• Exercise directions
Copy exactly the lines from the one containing "Clone this chart in matplotlib." through the one containing "from matplotlib.ticker import", both included, and nothing else.

• Supplied material
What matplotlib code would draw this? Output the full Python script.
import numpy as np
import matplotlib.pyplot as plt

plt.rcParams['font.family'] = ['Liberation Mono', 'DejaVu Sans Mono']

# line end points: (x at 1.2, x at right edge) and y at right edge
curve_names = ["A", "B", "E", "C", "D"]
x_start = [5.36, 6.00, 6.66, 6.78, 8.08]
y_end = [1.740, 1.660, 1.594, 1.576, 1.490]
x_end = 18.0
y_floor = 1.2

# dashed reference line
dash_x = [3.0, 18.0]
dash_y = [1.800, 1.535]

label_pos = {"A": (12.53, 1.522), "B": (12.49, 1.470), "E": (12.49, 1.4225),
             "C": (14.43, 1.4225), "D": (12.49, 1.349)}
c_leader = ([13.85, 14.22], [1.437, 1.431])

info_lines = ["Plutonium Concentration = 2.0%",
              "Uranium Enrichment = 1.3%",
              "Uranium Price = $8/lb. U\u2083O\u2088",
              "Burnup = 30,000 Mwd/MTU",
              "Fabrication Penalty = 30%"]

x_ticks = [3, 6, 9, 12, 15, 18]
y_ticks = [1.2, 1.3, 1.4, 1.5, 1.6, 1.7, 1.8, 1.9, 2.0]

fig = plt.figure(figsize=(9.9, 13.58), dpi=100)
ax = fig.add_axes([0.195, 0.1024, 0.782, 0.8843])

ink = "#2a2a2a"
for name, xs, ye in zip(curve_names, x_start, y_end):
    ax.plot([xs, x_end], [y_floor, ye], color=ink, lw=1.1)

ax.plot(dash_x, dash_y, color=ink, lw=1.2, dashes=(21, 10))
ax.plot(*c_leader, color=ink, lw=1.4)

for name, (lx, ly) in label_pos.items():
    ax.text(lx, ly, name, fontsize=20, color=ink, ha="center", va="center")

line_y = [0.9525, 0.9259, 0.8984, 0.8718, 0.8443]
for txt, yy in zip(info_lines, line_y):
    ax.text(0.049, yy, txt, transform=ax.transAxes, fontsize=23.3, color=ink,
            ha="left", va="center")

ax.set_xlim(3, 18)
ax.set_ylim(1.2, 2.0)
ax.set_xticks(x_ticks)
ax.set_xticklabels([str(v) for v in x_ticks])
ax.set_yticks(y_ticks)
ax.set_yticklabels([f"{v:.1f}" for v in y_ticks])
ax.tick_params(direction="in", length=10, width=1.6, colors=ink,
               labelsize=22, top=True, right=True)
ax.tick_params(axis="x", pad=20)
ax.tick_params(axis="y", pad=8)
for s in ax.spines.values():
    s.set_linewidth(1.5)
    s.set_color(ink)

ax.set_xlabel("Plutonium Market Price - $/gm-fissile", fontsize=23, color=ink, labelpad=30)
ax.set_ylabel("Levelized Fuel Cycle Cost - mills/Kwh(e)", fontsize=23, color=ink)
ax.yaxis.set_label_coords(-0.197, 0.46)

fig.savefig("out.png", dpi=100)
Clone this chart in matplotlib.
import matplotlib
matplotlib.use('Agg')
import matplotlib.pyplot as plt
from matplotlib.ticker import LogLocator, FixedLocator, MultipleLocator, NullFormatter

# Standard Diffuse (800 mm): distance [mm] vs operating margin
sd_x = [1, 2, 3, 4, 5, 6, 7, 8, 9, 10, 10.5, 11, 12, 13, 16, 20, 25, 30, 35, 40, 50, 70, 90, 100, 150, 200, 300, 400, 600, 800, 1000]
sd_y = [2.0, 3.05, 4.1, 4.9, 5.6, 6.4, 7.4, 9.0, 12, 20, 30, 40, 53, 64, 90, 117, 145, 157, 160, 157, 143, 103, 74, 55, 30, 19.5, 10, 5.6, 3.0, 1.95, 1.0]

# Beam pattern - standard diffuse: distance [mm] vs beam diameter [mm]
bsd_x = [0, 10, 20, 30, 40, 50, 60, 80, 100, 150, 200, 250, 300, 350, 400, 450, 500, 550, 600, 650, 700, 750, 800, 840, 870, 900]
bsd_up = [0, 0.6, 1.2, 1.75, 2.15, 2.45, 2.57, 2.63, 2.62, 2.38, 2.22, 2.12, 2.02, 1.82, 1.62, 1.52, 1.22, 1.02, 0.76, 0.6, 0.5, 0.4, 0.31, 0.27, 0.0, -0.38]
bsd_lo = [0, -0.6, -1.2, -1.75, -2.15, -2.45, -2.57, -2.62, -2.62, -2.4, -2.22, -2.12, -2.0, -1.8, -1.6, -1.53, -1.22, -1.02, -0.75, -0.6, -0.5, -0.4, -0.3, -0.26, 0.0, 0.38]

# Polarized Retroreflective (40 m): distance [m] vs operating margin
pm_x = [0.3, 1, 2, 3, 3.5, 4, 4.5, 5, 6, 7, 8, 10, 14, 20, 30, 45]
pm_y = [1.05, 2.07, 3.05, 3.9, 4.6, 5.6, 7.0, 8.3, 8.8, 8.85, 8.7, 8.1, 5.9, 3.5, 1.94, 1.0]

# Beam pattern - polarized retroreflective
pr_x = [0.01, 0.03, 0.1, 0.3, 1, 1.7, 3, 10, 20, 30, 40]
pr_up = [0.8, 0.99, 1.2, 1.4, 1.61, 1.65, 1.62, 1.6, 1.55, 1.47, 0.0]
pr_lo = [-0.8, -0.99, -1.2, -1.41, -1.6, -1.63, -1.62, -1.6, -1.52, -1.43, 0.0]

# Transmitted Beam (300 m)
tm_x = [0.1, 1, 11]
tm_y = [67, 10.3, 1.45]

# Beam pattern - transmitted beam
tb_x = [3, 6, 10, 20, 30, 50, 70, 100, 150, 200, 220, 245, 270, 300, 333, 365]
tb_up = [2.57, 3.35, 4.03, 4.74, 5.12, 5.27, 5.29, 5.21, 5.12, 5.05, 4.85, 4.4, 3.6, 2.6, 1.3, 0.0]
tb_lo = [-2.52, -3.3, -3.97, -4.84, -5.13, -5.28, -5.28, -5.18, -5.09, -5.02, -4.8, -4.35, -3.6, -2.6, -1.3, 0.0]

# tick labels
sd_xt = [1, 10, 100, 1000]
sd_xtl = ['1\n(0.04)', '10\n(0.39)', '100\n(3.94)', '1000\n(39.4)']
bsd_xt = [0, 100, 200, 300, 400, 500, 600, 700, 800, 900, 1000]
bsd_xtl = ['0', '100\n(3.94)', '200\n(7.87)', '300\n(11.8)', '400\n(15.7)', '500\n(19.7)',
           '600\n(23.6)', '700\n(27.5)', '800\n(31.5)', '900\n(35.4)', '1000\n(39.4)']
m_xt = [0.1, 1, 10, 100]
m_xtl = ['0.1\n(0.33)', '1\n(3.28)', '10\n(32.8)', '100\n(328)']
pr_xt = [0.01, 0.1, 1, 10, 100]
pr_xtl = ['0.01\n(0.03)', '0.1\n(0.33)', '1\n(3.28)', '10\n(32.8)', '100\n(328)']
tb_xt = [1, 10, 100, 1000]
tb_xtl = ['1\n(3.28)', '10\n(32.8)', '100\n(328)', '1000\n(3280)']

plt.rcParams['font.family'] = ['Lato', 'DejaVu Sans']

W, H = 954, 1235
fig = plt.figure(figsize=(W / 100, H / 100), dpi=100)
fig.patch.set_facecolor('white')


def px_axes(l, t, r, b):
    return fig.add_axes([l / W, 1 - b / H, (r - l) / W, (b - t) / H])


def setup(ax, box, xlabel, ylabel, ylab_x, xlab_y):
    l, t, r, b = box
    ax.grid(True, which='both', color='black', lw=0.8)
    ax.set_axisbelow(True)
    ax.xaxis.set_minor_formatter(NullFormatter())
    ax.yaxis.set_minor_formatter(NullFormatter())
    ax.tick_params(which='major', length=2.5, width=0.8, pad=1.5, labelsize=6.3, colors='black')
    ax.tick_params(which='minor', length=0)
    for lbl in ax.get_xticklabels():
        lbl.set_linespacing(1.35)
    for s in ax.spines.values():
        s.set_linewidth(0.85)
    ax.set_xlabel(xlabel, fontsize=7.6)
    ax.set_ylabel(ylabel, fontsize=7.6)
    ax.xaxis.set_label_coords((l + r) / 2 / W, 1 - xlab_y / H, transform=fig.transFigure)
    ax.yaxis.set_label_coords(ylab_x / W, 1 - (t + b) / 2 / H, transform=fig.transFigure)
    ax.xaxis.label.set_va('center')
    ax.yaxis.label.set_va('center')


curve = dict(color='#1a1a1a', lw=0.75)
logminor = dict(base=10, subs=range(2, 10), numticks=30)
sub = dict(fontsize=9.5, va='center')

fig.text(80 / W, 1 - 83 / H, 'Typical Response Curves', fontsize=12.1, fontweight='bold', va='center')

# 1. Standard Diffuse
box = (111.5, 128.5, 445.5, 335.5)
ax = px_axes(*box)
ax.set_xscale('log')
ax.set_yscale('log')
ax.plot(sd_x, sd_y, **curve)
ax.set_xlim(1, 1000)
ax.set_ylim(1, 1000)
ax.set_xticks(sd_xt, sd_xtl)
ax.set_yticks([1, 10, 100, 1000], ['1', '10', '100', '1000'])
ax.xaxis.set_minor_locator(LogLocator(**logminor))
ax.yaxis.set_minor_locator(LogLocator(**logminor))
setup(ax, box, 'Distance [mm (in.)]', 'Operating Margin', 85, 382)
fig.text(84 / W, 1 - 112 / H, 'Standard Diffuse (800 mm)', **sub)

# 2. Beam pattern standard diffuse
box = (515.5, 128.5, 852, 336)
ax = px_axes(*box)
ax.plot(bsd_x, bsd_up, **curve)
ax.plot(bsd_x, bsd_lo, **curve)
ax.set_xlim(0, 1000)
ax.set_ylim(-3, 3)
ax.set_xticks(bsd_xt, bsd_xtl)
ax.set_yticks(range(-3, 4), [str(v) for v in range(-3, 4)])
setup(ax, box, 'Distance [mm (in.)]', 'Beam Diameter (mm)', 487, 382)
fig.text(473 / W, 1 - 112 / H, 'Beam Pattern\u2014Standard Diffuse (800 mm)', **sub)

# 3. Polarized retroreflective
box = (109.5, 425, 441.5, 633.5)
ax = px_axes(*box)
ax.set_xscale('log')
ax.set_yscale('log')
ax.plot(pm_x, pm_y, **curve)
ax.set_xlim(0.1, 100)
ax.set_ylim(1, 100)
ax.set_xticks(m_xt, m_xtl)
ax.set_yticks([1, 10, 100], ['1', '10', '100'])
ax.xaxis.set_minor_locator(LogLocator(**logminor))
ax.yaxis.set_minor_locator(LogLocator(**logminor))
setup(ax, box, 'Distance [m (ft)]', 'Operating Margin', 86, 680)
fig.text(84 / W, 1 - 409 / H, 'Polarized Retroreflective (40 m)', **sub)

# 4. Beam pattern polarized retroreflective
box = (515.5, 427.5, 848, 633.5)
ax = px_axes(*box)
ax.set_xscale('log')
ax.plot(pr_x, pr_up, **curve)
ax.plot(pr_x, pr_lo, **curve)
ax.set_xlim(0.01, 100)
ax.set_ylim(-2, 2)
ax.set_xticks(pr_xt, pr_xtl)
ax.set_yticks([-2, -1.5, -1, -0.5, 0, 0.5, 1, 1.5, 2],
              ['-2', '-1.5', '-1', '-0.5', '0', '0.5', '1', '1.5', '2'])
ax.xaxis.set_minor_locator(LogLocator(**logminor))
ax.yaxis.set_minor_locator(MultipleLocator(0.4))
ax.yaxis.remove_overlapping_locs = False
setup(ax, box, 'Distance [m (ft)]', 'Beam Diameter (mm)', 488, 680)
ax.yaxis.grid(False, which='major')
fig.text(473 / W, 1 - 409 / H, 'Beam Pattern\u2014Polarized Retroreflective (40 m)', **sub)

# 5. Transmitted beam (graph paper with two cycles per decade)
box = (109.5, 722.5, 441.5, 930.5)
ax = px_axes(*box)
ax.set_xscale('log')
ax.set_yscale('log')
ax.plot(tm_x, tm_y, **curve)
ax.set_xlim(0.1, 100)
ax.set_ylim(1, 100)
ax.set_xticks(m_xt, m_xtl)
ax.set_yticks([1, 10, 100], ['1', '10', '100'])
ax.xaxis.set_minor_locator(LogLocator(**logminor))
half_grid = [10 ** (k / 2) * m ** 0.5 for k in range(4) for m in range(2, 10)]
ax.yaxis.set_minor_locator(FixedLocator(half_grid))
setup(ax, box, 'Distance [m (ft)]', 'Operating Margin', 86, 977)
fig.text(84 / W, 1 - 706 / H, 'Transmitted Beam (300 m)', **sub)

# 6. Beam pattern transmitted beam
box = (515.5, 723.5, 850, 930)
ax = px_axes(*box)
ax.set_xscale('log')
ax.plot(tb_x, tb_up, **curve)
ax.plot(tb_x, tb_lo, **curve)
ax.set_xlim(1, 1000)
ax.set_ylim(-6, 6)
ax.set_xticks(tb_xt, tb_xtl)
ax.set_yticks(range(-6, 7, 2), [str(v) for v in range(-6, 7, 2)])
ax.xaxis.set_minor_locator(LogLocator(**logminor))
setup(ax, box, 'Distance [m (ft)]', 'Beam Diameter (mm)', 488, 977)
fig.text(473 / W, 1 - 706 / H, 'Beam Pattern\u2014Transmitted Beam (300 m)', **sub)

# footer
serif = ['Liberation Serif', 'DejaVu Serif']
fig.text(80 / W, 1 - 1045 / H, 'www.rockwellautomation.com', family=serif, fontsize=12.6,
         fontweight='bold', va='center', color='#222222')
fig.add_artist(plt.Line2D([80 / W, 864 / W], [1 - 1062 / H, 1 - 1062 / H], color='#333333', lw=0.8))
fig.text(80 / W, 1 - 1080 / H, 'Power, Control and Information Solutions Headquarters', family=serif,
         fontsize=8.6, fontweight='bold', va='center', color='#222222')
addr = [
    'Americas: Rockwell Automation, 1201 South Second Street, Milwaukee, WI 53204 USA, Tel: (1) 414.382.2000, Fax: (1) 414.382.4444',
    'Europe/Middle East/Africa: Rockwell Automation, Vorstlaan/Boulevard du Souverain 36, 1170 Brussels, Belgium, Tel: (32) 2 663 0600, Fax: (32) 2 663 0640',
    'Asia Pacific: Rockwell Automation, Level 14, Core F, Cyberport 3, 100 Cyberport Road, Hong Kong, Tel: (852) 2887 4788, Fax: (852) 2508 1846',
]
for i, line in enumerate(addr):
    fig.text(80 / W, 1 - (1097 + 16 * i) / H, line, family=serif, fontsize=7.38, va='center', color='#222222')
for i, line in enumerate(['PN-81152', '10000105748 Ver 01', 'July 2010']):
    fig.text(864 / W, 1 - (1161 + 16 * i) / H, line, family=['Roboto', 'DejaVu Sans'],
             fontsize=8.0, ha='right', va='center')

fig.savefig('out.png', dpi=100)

• Complete output
Clone this chart in matplotlib.
import matplotlib
matplotlib.use('Agg')
import matplotlib.pyplot as plt
from matplotlib.ticker import LogLocator, FixedLocator, MultipleLocator, NullFormatter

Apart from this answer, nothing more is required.